Ingredients You’ll Need (Nothing Weird, Promise)

Alright, here’s what we’re working with. You probably already have most of this stuff hanging out in your fridge:

  • 1 lb imitation crab meat (or real crab if you’re fancy)
  • ½ cup mayonnaise (Duke’s or Hellmann’s gang, where you at?)
  • 1 tablespoon sour cream (optional, but it adds a little something-something)
  • 1 teaspoon Dijon mustard
  • 1 teaspoon lemon juice (fresh is best, but bottled won’t kill the vibe)
  • ¼ cup finely chopped celery
  • ¼ cup finely chopped red onion
  • 2 tablespoons chopped fresh parsley
  • Salt & pepper to taste
  • Pinch of Old Bay seasoning (trust me on this)

Optional—but highly recommended:

  • Crackers or mini croissants for serving
  • Lettuce leaves for low-carb folks

How to Make Crab Salad Without Losing Your Mind

Honestly, if you can stir a spoon, you can make this.

1. Break up the crab meat.

If you’re using imitation crab, tear it into bite-sized pieces with your hands or chop it with a knife. Keep it rustic—nobody’s got time for perfect cubes.

Pro Tip: Toss it in a bowl first and give it a rough chop. Makes mixing way easier later on.

2. Mix the dressing.

In a small bowl, stir together the mayo, sour cream, mustard, lemon juice, salt, pepper, and Old Bay. Taste it. Adjust if needed. I usually add an extra squeeze of lemon because I like it zippy.

3. Add the veggies.

Toss in the chopped celery, onion, and parsley. Stir to coat everything evenly.

4. Bring it all together.

Fold the crab into the dressing. Gently though—we’re not making mashed potatoes here. You want chunks.

5. Chill, baby, chill.

Pop that bowl in the fridge for at least 30 minutes. This gives everything time to hang out and get to know each other. It’s like a little flavor party.

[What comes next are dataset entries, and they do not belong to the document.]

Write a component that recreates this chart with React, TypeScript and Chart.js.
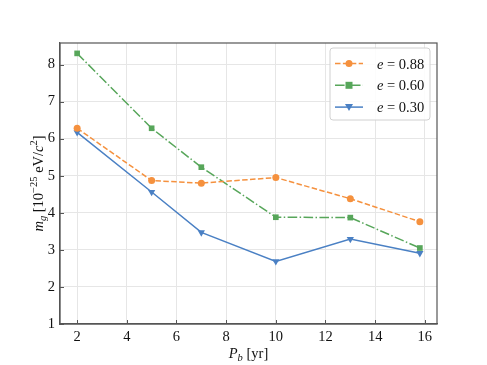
import React, { useEffect, useRef } from "react";
import { Chart, registerables } from "chart.js";

Chart.register(...registerables);

const periods = [2, 5, 7, 10, 13, 15.8];
const mgE088 = [6.28, 4.87, 4.8, 4.95, 4.38, 3.76];
const mgE060 = [8.3, 6.28, 5.23, 3.88, 3.87, 3.05];
const mgE030 = [6.17, 4.56, 3.47, 2.69, 3.29, 2.91];
const seriesLabels = ["0.88", "0.60", "0.30"];
const xTicks = [2, 4, 6, 8, 10, 12, 14, 16];
const yTicks = [1, 2, 3, 4, 5, 6, 7, 8];

const ORANGE = "#f5913e";
const GREEN = "#57a65a";
const BLUE = "#4a80c4";
const SERIF = "'Liberation Serif', 'Times New Roman', serif";
const FS = 14.5;

type Run = { t: string; italic?: boolean; size?: number; dy?: number };

function drawRuns(ctx: CanvasRenderingContext2D, runs: Run[], x: number, y: number, align: "center" | "left") {
  const widths = runs.map((r) => {
    ctx.font = `${r.italic ? "italic " : ""}${r.size ?? FS}px ${SERIF}`;
    return ctx.measureText(r.t).width;
  });
  const total = widths.reduce((a, b) => a + b, 0);
  let cx = align === "center" ? x - total / 2 : x;
  ctx.textAlign = "left";
  ctx.textBaseline = "alphabetic";
  runs.forEach((r, i) => {
    ctx.font = `${r.italic ? "italic " : ""}${r.size ?? FS}px ${SERIF}`;
    ctx.fillText(r.t, cx, y + (r.dy ?? 0));
    cx += widths[i];
  });
}

const decorPlugin = {
  id: "decor",
  afterDraw(chart: any) {
    const ctx: CanvasRenderingContext2D = chart.ctx;
    const { left, right, top, bottom } = chart.chartArea;
    const xs = chart.scales.x;
    const ys = chart.scales.y;
    ctx.save();
    // frame
    ctx.strokeStyle = "#555555";
    ctx.lineWidth = 1.2;
    ctx.strokeRect(left, top, right - left, bottom - top);
    // inward ticks
    ctx.lineWidth = 1;
    ctx.beginPath();
    yTicks.forEach((v) => {
      const py = Math.round(ys.getPixelForValue(v)) + 0.5;
      ctx.moveTo(left, py);
      ctx.lineTo(left + 4, py);
    });
    xTicks.forEach((v) => {
      const px = Math.round(xs.getPixelForValue(v)) + 0.5;
      ctx.moveTo(px, bottom);
      ctx.lineTo(px, bottom - 4);
    });
    ctx.stroke();

    ctx.fillStyle = "#111111";
    // x title
    drawRuns(
      ctx,
      [
        { t: "P", italic: true },
        { t: "b", italic: true, size: 10.5, dy: 3 },
        { t: " [yr]" },
      ],
      (left + right) / 2,
      358,
      "center"
    );
    // y title
    ctx.save();
    ctx.translate(43, (top + bottom) / 2);
    ctx.rotate(-Math.PI / 2);
    drawRuns(
      ctx,
      [
        { t: "m", italic: true },
        { t: "g", italic: true, size: 10.5, dy: 3 },
        { t: " [10" },
        { t: "\u221225", size: 10.5, dy: -6 },
        { t: " eV/" },
        { t: "c", italic: true },
        { t: "2", size: 10.5, dy: -6 },
        { t: "]" },
      ],
      0,
      0,
      "center"
    );
    ctx.restore();

    // legend
    const bx = 330, by = 48, bw = 100, bh = 72;
    ctx.beginPath();
    const r = 3;
    ctx.moveTo(bx + r, by);
    ctx.lineTo(bx + bw - r, by);
    ctx.quadraticCurveTo(bx + bw, by, bx + bw, by + r);
    ctx.lineTo(bx + bw, by + bh - r);
    ctx.quadraticCurveTo(bx + bw, by + bh, bx + bw - r, by + bh);
    ctx.lineTo(bx + r, by + bh);
    ctx.quadraticCurveTo(bx, by + bh, bx, by + bh - r);
    ctx.lineTo(bx, by + r);
    ctx.quadraticCurveTo(bx, by, bx + r, by);
    ctx.closePath();
    ctx.fillStyle = "rgba(255,255,255,0.85)";
    ctx.fill();
    ctx.strokeStyle = "#d0d0d0";
    ctx.lineWidth = 1;
    ctx.stroke();

    const entries = [
      { color: ORANGE, dash: [5.5, 2.4], marker: "circle" },
      { color: GREEN, dash: [9.6, 2.4, 1.5, 2.4], marker: "square" },
      { color: BLUE, dash: [], marker: "tri" },
    ];
    entries.forEach((e, i) => {
      const cy = 63.5 + i * 21.8;
      ctx.strokeStyle = e.color;
      ctx.lineWidth = 1.5;
      ctx.setLineDash(e.dash);
      ctx.beginPath();
      ctx.moveTo(335, cy);
      ctx.lineTo(363, cy);
      ctx.stroke();
      ctx.setLineDash([]);
      ctx.fillStyle = e.color;
      const mx = 349;
      ctx.beginPath();
      if (e.marker === "circle") {
        ctx.arc(mx, cy, 3.5, 0, Math.PI * 2);
      } else if (e.marker === "square") {
        ctx.rect(mx - 3.5, cy - 3.5, 7, 7);
      } else {
        ctx.moveTo(mx - 4, cy - 3);
        ctx.lineTo(mx + 4, cy - 3);
        ctx.lineTo(mx, cy + 4);
        ctx.closePath();
      }
      ctx.fill();
      ctx.fillStyle = "#111111";
      drawRuns(
        ctx,
        [{ t: "e", italic: true }, { t: " = " }, { t: seriesLabels[i] }],
        377,
        cy + 5,
        "left"
      );
    });
    ctx.restore();
  },
};

export default function App() {
  const ref = useRef<HTMLCanvasElement>(null);
  useEffect(() => {
    document.body.style.margin = "0";
    const toPts = (ys: number[]) => periods.map((x, i) => ({ x, y: ys[i] }));
    const chart = new Chart(ref.current!, {
      type: "line",
      data: {
        datasets: [
          {
            label: "e=0.88",
            data: toPts(mgE088),
            borderColor: ORANGE,
            backgroundColor: ORANGE,
            borderWidth: 1.5,
            borderDash: [5.5, 2.4],
            pointStyle: "circle",
            pointRadius: 3.5,
            pointBorderWidth: 0,
          },
          {
            label: "e=0.60",
            data: toPts(mgE060),
            borderColor: GREEN,
            backgroundColor: GREEN,
            borderWidth: 1.5,
            borderDash: [9.6, 2.4, 1.5, 2.4],
            pointStyle: "rect",
            pointRadius: 4,
            pointBorderWidth: 0,
          },
          {
            label: "e=0.30",
            data: toPts(mgE030),
            borderColor: BLUE,
            backgroundColor: BLUE,
            borderWidth: 1.5,
            pointStyle: "triangle",
            pointRotation: 180,
            pointRadius: 4.2,
            pointBorderWidth: 0,
          },
        ],
      },
      options: {
        animation: false,
        responsive: false,
        layout: { padding: { left: 0, top: 43, right: 50, bottom: 0 } },
        plugins: { legend: { display: false }, tooltip: { enabled: false } },
        scales: {
          x: {
            type: "linear",
            min: 1.31,
            max: 16.49,
            afterBuildTicks: (s: any) => {
              s.ticks = xTicks.map((v) => ({ value: v }));
            },
            afterFit: (s: any) => {
              s.height = 41;
            },
            grid: { color: "#e6e6e6", lineWidth: 1, drawTicks: false },
            border: { color: "#555555", width: 1.2 },
            ticks: {
              padding: 4,
              color: "#111111",
              font: { family: SERIF, size: FS },
            },
          },
          y: {
            type: "linear",
            min: 1,
            max: 8.58,
            afterBuildTicks: (s: any) => {
              s.ticks = yTicks.map((v) => ({ value: v }));
            },
            afterFit: (s: any) => {
              s.width = 60;
            },
            grid: { color: "#e6e6e6", lineWidth: 1, drawTicks: false },
            border: { color: "#555555", width: 1.2 },
            ticks: {
              padding: 5,
              color: "#111111",
              font: { family: SERIF, size: FS },
            },
          },
        },
      },
      plugins: [decorPlugin],
    });
    return () => chart.destroy();
  }, []);
  return (
    <div style={{ position: "fixed", left: 0, top: 0, width: 487, height: 365 }}>
      <canvas ref={ref} width={487} height={365} style={{ width: 487, height: 365 }} />
    </div>
  );
}
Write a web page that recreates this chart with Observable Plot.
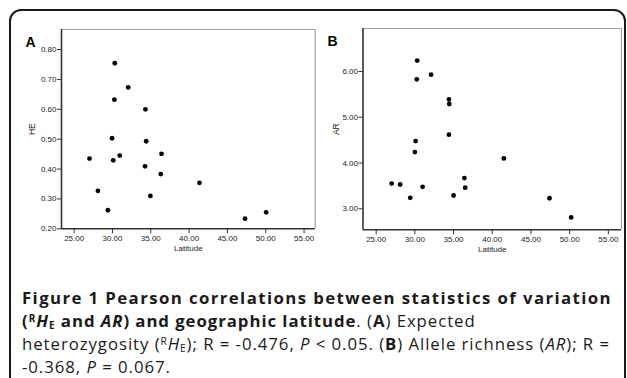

Ways to Serve Crab Salad That’ll Make You Look Like a Food Genius

Crab salad isn’t just a “scoop in a bowl” kind of deal. You can totally turn it into something next-level without doing a ton of work.

1. Stuff it in a croissant.

This is chef’s kiss good. Buttery croissant + chilled crab salad = next-level lunch.

2. Scoop it into endive leaves or lettuce cups.

Perfect if you’re watching carbs or just pretending to be healthy before dessert.

3. Pile it on crackers.

This is my go-to when I want to feel fancy but I’m actually wearing pajama pants.

4. Make a sandwich.

Soft white bread, a slice of tomato, maybe a leaf of lettuce. Boom. Classic.

Little Tweaks to Make It Your Own

Alright, let’s say you’re the type who likes to play with your food a bit (same). You can switch things up based on what’s in your fridge or just what sounds good.

  • Add chopped pickles or relish for some tangy crunch.
  • Throw in chopped hard-boiled egg for that deli-style vibe.
  • Mix in diced avocado (just before serving) for creamy richness.
  • Spice it up with a dash of hot sauce or a pinch of cayenne.

You seriously can’t mess it up.

Real Talk: I Made This for a BBQ and It Was Gone in 10 Minutes

Not even kidding—last summer I made this crab salad for a Fourth of July cookout. Thought I was being smart by doubling the recipe. Nope. Folks were literally scraping the bowl with crackers. My aunt asked for the recipe, my cousin called it “seafood crack,” and someone legit offered to Venmo me if I made them a batch to-go.

So yeah, it’s a winner.

Final Tips: Don’t Overthink It

  • Don’t skip the chill time. It really does taste better cold.
  • Use the mayo you love. Bad mayo = sad salad.
  • Keep leftovers in an airtight container in the fridge. It’s good for about 2-3 days.

And one last thing—don’t stress if it’s not “perfect.” This isn’t fine dining. It’s comfort food with a little flair. Have fun with it.